▶ Written problem: Starting at the first line of the data below, write out each line exactly until you reach the line containing "import plotly.graph_objects as go", and include that line too.

▶ Data shown:
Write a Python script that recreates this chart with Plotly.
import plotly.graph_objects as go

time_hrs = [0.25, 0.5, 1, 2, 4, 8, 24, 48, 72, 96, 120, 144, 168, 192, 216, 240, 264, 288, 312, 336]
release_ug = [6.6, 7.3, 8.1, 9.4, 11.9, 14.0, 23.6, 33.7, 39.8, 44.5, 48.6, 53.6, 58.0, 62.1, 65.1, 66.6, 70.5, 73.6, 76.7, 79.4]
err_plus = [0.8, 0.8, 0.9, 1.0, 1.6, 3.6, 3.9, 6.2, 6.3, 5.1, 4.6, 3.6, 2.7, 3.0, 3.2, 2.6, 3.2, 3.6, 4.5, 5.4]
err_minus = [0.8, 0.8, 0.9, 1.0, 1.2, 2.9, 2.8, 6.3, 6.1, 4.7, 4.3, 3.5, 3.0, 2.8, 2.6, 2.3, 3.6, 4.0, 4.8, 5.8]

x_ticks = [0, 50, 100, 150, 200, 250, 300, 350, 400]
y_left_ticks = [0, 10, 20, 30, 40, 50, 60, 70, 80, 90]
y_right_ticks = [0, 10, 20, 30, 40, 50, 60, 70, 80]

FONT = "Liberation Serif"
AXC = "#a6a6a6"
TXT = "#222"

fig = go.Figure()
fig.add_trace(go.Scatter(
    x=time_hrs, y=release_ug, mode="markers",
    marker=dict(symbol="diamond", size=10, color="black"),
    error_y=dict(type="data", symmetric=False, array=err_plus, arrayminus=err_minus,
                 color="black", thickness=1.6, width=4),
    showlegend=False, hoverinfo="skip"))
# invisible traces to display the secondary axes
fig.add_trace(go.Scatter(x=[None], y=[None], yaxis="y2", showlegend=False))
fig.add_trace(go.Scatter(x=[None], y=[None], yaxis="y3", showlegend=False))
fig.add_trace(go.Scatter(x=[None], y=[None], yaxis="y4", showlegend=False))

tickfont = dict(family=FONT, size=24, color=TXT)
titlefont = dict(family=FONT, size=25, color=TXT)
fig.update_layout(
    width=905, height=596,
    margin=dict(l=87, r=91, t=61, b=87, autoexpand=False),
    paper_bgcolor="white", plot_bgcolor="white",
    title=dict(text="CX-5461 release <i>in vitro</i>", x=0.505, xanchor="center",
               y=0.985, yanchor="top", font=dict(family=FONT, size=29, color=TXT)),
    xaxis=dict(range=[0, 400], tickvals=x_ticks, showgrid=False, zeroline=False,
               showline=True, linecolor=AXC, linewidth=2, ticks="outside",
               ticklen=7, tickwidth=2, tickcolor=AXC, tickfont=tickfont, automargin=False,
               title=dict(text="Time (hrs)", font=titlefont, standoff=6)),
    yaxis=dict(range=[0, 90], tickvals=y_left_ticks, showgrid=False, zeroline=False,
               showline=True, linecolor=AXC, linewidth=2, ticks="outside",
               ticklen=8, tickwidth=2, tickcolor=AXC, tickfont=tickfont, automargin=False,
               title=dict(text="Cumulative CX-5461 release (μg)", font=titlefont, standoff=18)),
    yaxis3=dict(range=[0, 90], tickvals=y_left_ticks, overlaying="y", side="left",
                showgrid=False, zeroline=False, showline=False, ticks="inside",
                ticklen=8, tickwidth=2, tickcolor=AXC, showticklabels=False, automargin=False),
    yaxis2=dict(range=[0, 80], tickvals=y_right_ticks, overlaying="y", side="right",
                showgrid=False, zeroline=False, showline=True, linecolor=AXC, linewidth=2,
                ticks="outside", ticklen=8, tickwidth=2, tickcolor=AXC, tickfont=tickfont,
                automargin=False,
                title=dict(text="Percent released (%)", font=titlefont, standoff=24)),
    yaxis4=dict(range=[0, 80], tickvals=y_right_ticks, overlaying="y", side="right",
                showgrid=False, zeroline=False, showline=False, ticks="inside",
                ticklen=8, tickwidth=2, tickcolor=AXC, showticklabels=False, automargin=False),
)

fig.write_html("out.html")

▶ Written response:
Write a Python script that recreates this chart with Plotly.
import plotly.graph_objects as go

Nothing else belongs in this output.